In previous years, Zürcher Kantonalbank already fulfilled the key requirements for an implementable emergency plan, and – according to FINMA – presented a plausible plan for how the necessary gone-concern capital (capital in resolution) should be built up in the event of an emergency. The entry into force of the partial revision of the Banking Act and the amendment of the Capital Adequacy Ordinance at the beginning of 2023 created the legal basis for issuing bail-in bonds for Zürcher Kantonalbank. These are debt instruments that were explicitly designed to bear losses in the event of insolvency measures.
The issue of bail-in bonds totalling around CHF 1.5 billion in 2023 has helped Zürcher Kantonalbank to build up the required gone concern capital in full without having to utilise transitional provisions. The emergency plan therefore meets the requirement for the uninterrupted continuation of systemically important functions in the event of imminent insolvency and was assessed by FINMA as being overall ready to implement (see FINMA press release).
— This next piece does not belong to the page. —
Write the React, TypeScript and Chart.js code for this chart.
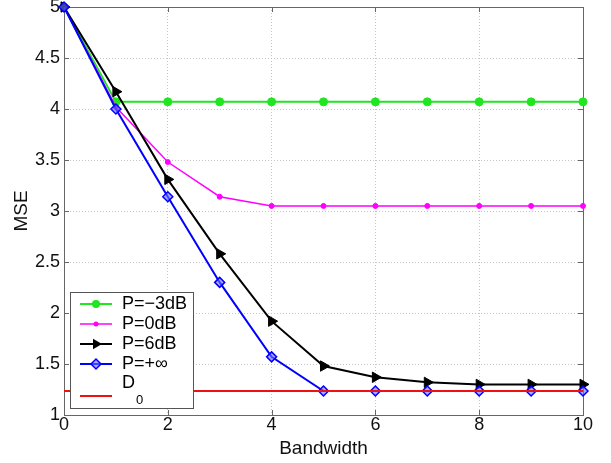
import React, { useEffect, useRef } from 'react';
import { Chart, registerables } from 'chart.js';

Chart.register(...registerables);

const bandwidth = [0, 1, 2, 3, 4, 5, 6, 7, 8, 9, 10];
const mseMinus3dB = [5, 4.07, 4.07, 4.07, 4.07, 4.07, 4.07, 4.07, 4.07, 4.07, 4.07];
const mse0dB = [5, 4.02, 3.48, 3.14, 3.05, 3.05, 3.05, 3.05, 3.05, 3.05, 3.05];
const mse6dB = [5, 4.17, 3.31, 2.58, 1.92, 1.48, 1.37, 1.32, 1.3, 1.3, 1.3];
const mseInf = [5, 4.0, 3.14, 2.3, 1.57, 1.235, 1.235, 1.235, 1.235, 1.235, 1.235];
const d0Values = [1.235, 1.235, 1.235, 1.235, 1.235, 1.235, 1.235, 1.235, 1.235, 1.235, 1.235];
const seriesNames = ['P=\u22123dB', 'P=0dB', 'P=6dB', 'P=+\u221E', 'D'];
const xTickValues = [0, 2, 4, 6, 8, 10];
const yTickValues = [1, 1.5, 2, 2.5, 3, 3.5, 4, 4.5, 5];

const FONT = "'Liberation Sans', Arial, Helvetica, sans-serif";
const GREEN = '#1fe61f';
const MAGENTA = '#ff00ff';
const BLACK = '#000000';
const BLUE = '#0000ff';
const RED = '#ee1111';

const toPts = (ys: number[]) => bandwidth.map((x, i) => ({ x, y: ys[i] }));

export default function App() {
  const ref = useRef<HTMLCanvasElement>(null);

  useEffect(() => {
    if (!ref.current) return;

    const framePlugin = {
      id: 'frame',
      beforeDatasetsDraw(chart: any) {
        const { ctx, chartArea: a } = chart;
        const xs = chart.scales.x;
        const ys = chart.scales.y;
        ctx.save();
        ctx.strokeStyle = '#666';
        ctx.lineWidth = 1;
        ctx.strokeRect(a.left + 0.5, a.top + 0.5, a.right - a.left, a.bottom - a.top);
        ctx.beginPath();
        xTickValues.forEach((v) => {
          const px = Math.round(xs.getPixelForValue(v)) + 0.5;
          ctx.moveTo(px, a.bottom);
          ctx.lineTo(px, a.bottom - 5);
          ctx.moveTo(px, a.top);
          ctx.lineTo(px, a.top + 5);
        });
        yTickValues.forEach((v) => {
          const py = Math.round(ys.getPixelForValue(v)) + 0.5;
          ctx.moveTo(a.left, py);
          ctx.lineTo(a.left + 5, py);
          ctx.moveTo(a.right, py);
          ctx.lineTo(a.right - 5, py);
        });
        ctx.stroke();
        ctx.restore();
      },
    };

    const legendPlugin = {
      id: 'matlabLegend',
      afterDraw(chart: any) {
        const { ctx } = chart;
        ctx.save();
        const bx = 70, by = 292, bw = 123, bh = 116;
        ctx.fillStyle = '#ffffff';
        ctx.fillRect(bx, by, bw, bh);
        ctx.strokeStyle = '#555';
        ctx.lineWidth = 1;
        ctx.strokeRect(bx + 0.5, by + 0.5, bw, bh);

        const rows = [304, 324, 344, 364, 396];
        const colors = [GREEN, MAGENTA, BLACK, BLUE, RED];
        const widths = [2, 1.5, 2, 2, 2];
        const x1 = 80, x2 = 112, cx = 96, tx = 122;
        rows.forEach((y, i) => {
          ctx.strokeStyle = colors[i];
          ctx.lineWidth = widths[i];
          ctx.beginPath();
          ctx.moveTo(x1, y);
          ctx.lineTo(x2, y);
          ctx.stroke();
          ctx.fillStyle = colors[i];
          if (i === 0) {
            ctx.beginPath();
            ctx.arc(cx, y, 4, 0, Math.PI * 2);
            ctx.fill();
          } else if (i === 1) {
            ctx.beginPath();
            ctx.arc(cx, y, 2.5, 0, Math.PI * 2);
            ctx.fill();
          } else if (i === 2) {
            const r = 6;
            ctx.beginPath();
            ctx.moveTo(cx + r, y);
            ctx.lineTo(cx - r / 2, y - r * 0.866);
            ctx.lineTo(cx - r / 2, y + r * 0.866);
            ctx.closePath();
            ctx.fill();
          } else if (i === 3) {
            const r = 5;
            ctx.beginPath();
            ctx.moveTo(cx, y - r);
            ctx.lineTo(cx + r, y);
            ctx.lineTo(cx, y + r);
            ctx.lineTo(cx - r, y);
            ctx.closePath();
            ctx.fillStyle = 'rgba(110,110,255,0.6)';
            ctx.fill();
            ctx.strokeStyle = BLUE;
            ctx.lineWidth = 1.5;
            ctx.stroke();
          }
          ctx.fillStyle = '#000';
          ctx.textBaseline = 'middle';
          ctx.textAlign = 'left';
          if (i < 4) {
            ctx.font = `18px ${FONT}`;
            ctx.fillText(seriesNames[i], tx, y);
          } else {
            ctx.font = `18px ${FONT}`;
            ctx.fillText(seriesNames[i], tx, 383);
            const w = ctx.measureText(seriesNames[i]).width;
            ctx.font = `13px ${FONT}`;
            ctx.fillText('0', tx + w + 1, 400);
          }
        });
        ctx.restore();
      },
    };

    const chart = new Chart(ref.current, {
      type: 'line',
      data: {
        datasets: [
          {
            label: seriesNames[0],
            data: toPts(mseMinus3dB),
            borderColor: GREEN,
            backgroundColor: GREEN,
            borderWidth: 2,
            pointStyle: 'circle',
            pointRadius: 4,
            pointBorderWidth: 1,
            order: 5,
            clip: false,
          },
          {
            label: seriesNames[1],
            data: toPts(mse0dB),
            borderColor: MAGENTA,
            backgroundColor: MAGENTA,
            borderWidth: 1.5,
            pointStyle: 'circle',
            pointRadius: 2.5,
            pointBorderWidth: 1,
            order: 4,
            clip: false,
          },
          {
            label: seriesNames[2],
            data: toPts(mse6dB),
            borderColor: BLACK,
            backgroundColor: BLACK,
            borderWidth: 2,
            pointStyle: 'triangle',
            rotation: 90,
            pointRadius: 6,
            pointBorderWidth: 1,
            order: 3,
            clip: false,
          },
          {
            label: seriesNames[3],
            data: toPts(mseInf),
            borderColor: BLUE,
            backgroundColor: 'rgba(110,110,255,0.6)',
            borderWidth: 2,
            pointStyle: 'rectRot',
            pointRadius: 5,
            pointBorderWidth: 1.5,
            order: 2,
            clip: false,
          },
          {
            label: 'D0',
            data: toPts(d0Values),
            borderColor: RED,
            backgroundColor: RED,
            borderWidth: 2,
            pointRadius: 0,
            order: 1,
            clip: false,
          },
        ],
      },
      options: {
        animation: false,
        responsive: false,
        events: [],
        layout: { padding: { top: 7, right: 28, left: 0, bottom: 0 } },
        plugins: { legend: { display: false }, tooltip: { enabled: false } },
        scales: {
          x: {
            type: 'linear',
            min: 0,
            max: 10,
            afterBuildTicks: (s: any) => {
              s.ticks = xTickValues.map((v) => ({ value: v }));
            },
            afterFit: (s: any) => {
              s.height = 48;
              s.paddingLeft = 0;
              s.paddingRight = 0;
            },
            grid: {
              color: (c: any) => (c.tick && (c.tick.value === 0 || c.tick.value === 10) ? 'rgba(0,0,0,0)' : '#c4c4c4'),
              lineWidth: 1,
              drawTicks: false,
            },
            border: { display: false, dash: [1, 2] },
            ticks: {
              color: '#111',
              padding: 1,
              maxRotation: 0,
              autoSkip: false,
              font: { family: FONT, size: 18, lineHeight: 1 },
            },
            title: {
              display: true,
              text: 'Bandwidth',
              color: '#111',
              font: { family: FONT, size: 19, lineHeight: 1.2 },
              padding: { top: 0, bottom: 3 },
            },
          },
          y: {
            type: 'linear',
            min: 1,
            max: 5,
            afterBuildTicks: (s: any) => {
              s.ticks = yTickValues.map((v) => ({ value: v }));
            },
            afterFit: (s: any) => {
              s.width = 64;
              s.paddingTop = 0;
              s.paddingBottom = 0;
            },
            grid: {
              color: (c: any) => (c.tick && (c.tick.value === 1 || c.tick.value === 5) ? 'rgba(0,0,0,0)' : '#c4c4c4'),
              lineWidth: 1,
              drawTicks: false,
            },
            border: { display: false, dash: [1, 2] },
            ticks: {
              color: '#111',
              padding: 4,
              autoSkip: false,
              font: { family: FONT, size: 18, lineHeight: 1 },
              callback: (v: any) => String(v),
            },
            title: {
              display: true,
              text: 'MSE',
              color: '#111',
              font: { family: FONT, size: 19, lineHeight: 1.2 },
              padding: { top: 10, bottom: 0 },
            },
          },
        },
      },
      plugins: [framePlugin, legendPlugin],
    } as any);

    return () => chart.destroy();
  }, []);

  return (
    <canvas
      ref={ref}
      width={611}
      height={463}
      style={{ position: 'absolute', left: 0, top: 0, width: 611, height: 463, background: '#fff' }}
    />
  );
}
“As a systemically important bank, Zürcher Kantonalbank is required to hold increased capital buffers,” says Martin Bardenhewer, Chief Financial Officer at Zürcher Kantonalbank. “With a risk-weighted total loss-absorbing capacity ratio (TLAC ratio) of 26.8% as of December 31, 2023, Zürcher Kantonalbank is excellently capitalised. The bank’s liquidity situation is also extremely robust. We are also pleased that FINMA considers our 2023 emergency plan to be feasible and evidence of the continuation of our systemically important functions in the event of imminent insolvency to have been provided.”